Il problema del “piccolo”
«Ci sono molti modi di intendere ciò che è piccolo», spiega Janet Conrad, fisica delle particelle al Mit. «Un batuffolo di cotone è piccolo perché è leggero. Una sfera di metallo minuscola è piccola perché ha un raggio ridotto, anche se pesa molto di più del cotone».
La distinzione non è banale: una cosa è parlare di massa, un’altra di diametro. E c’è poi un’ulteriore differenza fondamentale, quella tra le due grandi famiglie di particelle. I fermioni, come elettroni e protoni, sono i “mattoni” della materia; i bosoni, come fotoni e gluoni, sono invece i “messaggeri” che trasmettono le forze tra i fermioni, tra tutti è famoso il bobone di Higgs che dà origine alla massa.
Ma la distinzione più cruciale è forse quella tra particelle fondamentali e non. Una particella si definisce fondamentale quando non può essere suddivisa ulteriormente con le tecnologie a nostra disposizione. Così, mentre un protone può essere “rotto” nei suoi costituenti più profondi – i quark – questi ultimi vengono considerati fondamentali.
Il paradosso delle dimensioni
Se dunque le particelle fondamentali sono i veri candidati al titolo di “più piccole”, il quadro si complica ulteriormente con il Modello Standard. Secondo questa teoria (o ancora ipotesi’) – la più precisa che abbiamo per descrivere il mondo subatomico – le particelle fondamentali non hanno alcuna dimensione. Sono punti matematici, privi di estensione spaziale. Chiedersi se una sia più grande di un’altra diventa quindi una domanda priva di significato, un po’ come domandarsi cosa ci sia “a nord del nord”. “Non possiamo immaginarle come biglie che orbitano attorno al nucleo”, spiega Juan Pedro Ochoa-Ricoux, fisico dell’Università della California, Irvine. “È più corretto pensarle come nuvole di probabilità”. Finora, non esistono prove che queste particelle abbiano una struttura interna. Ogni test condotto conferma l’idea che siano punti privi di estensione.
Il ruolo della massa
Per aggirare il problema delle dimensioni, i fisici preferiscono ragionare in termini di massa, spesso utilizzando la famosa equazione di Einstein, E = mc². Così, ad esempio, un elettrone ha una massa di circa 0,51 MeV/c², mentre il quark “up” – il più leggero tra i quark – pesa più del quadruplo. Eppure alcune particelle, come i fotoni, sembrano avere massa nulla, candidandosi a essere le vere “più piccole”.

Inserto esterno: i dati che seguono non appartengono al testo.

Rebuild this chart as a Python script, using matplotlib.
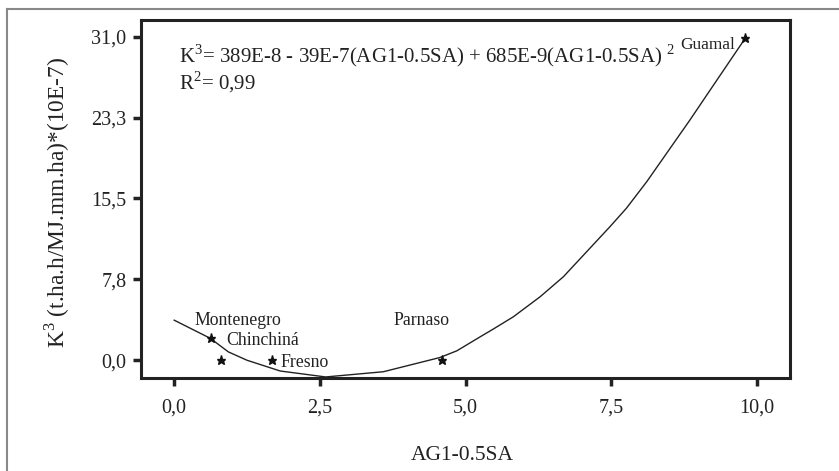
import matplotlib
matplotlib.use("Agg")
import matplotlib.pyplot as plt
from matplotlib.lines import Line2D

plt.rcParams['font.family'] = ['Liberation Serif', 'DejaVu Serif']
plt.rcParams['mathtext.fontset'] = 'custom'
plt.rcParams['mathtext.rm'] = 'Liberation Serif'

# observed points
sites = ["Montenegro", "Chinchiná", "Fresno", "Parnaso", "Guamal"]
site_x = [0.63, 0.81, 1.68, 4.59, 9.80]
site_y = [2.1, 0.0, 0.0, 0.0, 30.9]

# fitted curve
curve_x = [0.0, 0.62, 0.93, 1.25, 1.82, 2.6, 3.59, 4.56, 4.85, 5.25, 5.48, 5.82,
           6.28, 6.68, 7.08, 7.48, 7.76, 8.11, 8.85, 9.31, 9.82]
curve_y = [3.84, 2.1, 0.8, 0.0, -1.03, -1.6, -1.1, 0.26, 0.9, 2.24, 3.0, 4.16,
           6.08, 8.0, 10.4, 12.8, 14.55, 17.1, 23.0, 26.8, 31.0]

xticks = [0.0, 2.5, 5.0, 7.5, 10.0]
xtick_labels = ["0,0", "2,5", "5,0", "7,5", "10,0"]
yticks = [0.0, 7.75, 15.5, 23.25, 31.0]
ytick_labels = ["0,0", "7,8", "15,5", "23,3", "31,0"]

W, H = 839, 471
fig = plt.figure(figsize=(W / 100, H / 100), dpi=100)
ax = fig.add_axes([141 / W, 1 - 378 / H, (790 - 141) / W, (378 - 20) / H])

ax.plot(curve_x, curve_y, color='#222222', lw=1.0)
ax.plot(site_x, site_y, linestyle='none', marker='*', ms=6.5, color='#111111')

ax.set_xlim(-0.57, 10.57)
ax.set_ylim(-1.7, 32.6)
ax.set_xticks(xticks)
ax.set_xticklabels(xtick_labels)
ax.set_yticks(yticks)
ax.set_yticklabels(ytick_labels)
ax.tick_params(direction='out', length=6, width=2.5, color='#222222',
               labelsize=14.5, labelcolor='#222222')
ax.tick_params(axis='x', pad=9)
ax.tick_params(axis='y', pad=4.5)
for s in ax.spines.values():
    s.set_linewidth(2.2)
    s.set_color('#222222')

lab_kw = dict(fontsize=12.8, color='#222222')
ax.text(1.1, 3.84, "Montenegro", ha='center', va='center', **lab_kw)
ax.text(0.9, 1.85, "Chinchiná", ha='left', va='center', **lab_kw)
ax.text(1.82, -0.2, "Fresno", ha='left', va='center', **lab_kw)
ax.text(4.25, 3.84, "Parnaso", ha='center', va='center', **lab_kw)
ax.text(9.62, 30.2, "Guamal", ha='right', va='center', fontsize=12.4, color='#222222')

eq_kw = dict(fontsize=15, color='#222222', ha='left', va='center')
ax.text(0.09, 29.2, r"K$^{3}$= 389E-8 - 39E-7(AG1-0.5SA) + 685E-9(AG1-0.5SA) $^{2}$", **eq_kw)
ax.text(0.09, 26.65, r"R$^{2}$= 0,99", **eq_kw)

fig.text(57 / W, 1 - 202 / H, r"K$^{3}$ (t.ha.h/MJ.mm.ha)*(10E-7)", rotation=90,
         ha='center', va='center', fontsize=16.8, color='#222222')
fig.text(462 / W, 1 - 455 / H, "AG1-0.5SA", ha='center', va='center',
         fontsize=15.5, color='#222222')

# outer frame (left and top only)
fig.add_artist(Line2D([7 / W, 7 / W], [0, 1 - 9 / H], transform=fig.transFigure,
                      color='#888888', lw=1.5))
fig.add_artist(Line2D([7 / W, 1], [1 - 9 / H, 1 - 9 / H], transform=fig.transFigure,
                      color='#888888', lw=1.5))

fig.savefig("out.png", dpi=100)
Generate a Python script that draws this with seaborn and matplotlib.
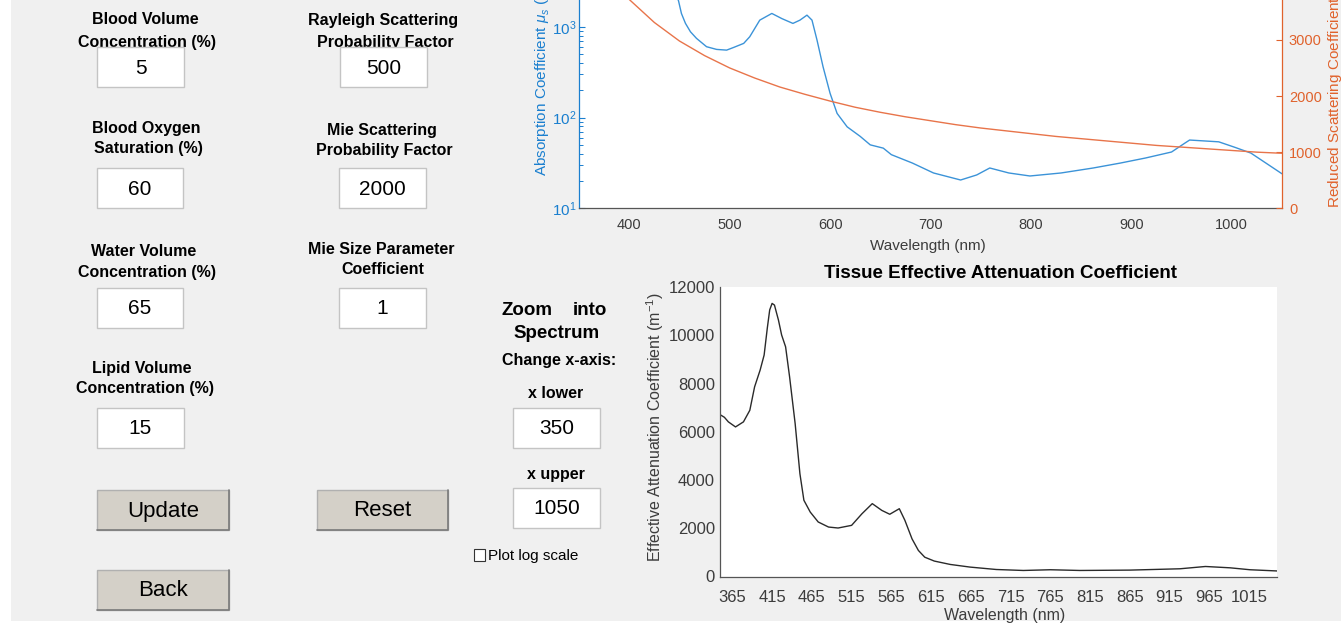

Se guardiamo ai bosoni, il primato spetta al fotone, la particella di luce. I gluoni, anch’essi privi di massa, condividerebbero il titolo, ma sono più difficili da studiare perché restano confinati all’interno dei protoni e dei neutroni. Tra i fermioni, invece, il miglior candidato è il neutrino. La sua massa non è nulla, ma è così ridotta che resta ancora oggi incerta. Le stime più recenti parlano di un valore inferiore a un milionesimo di quello dell’elettrone.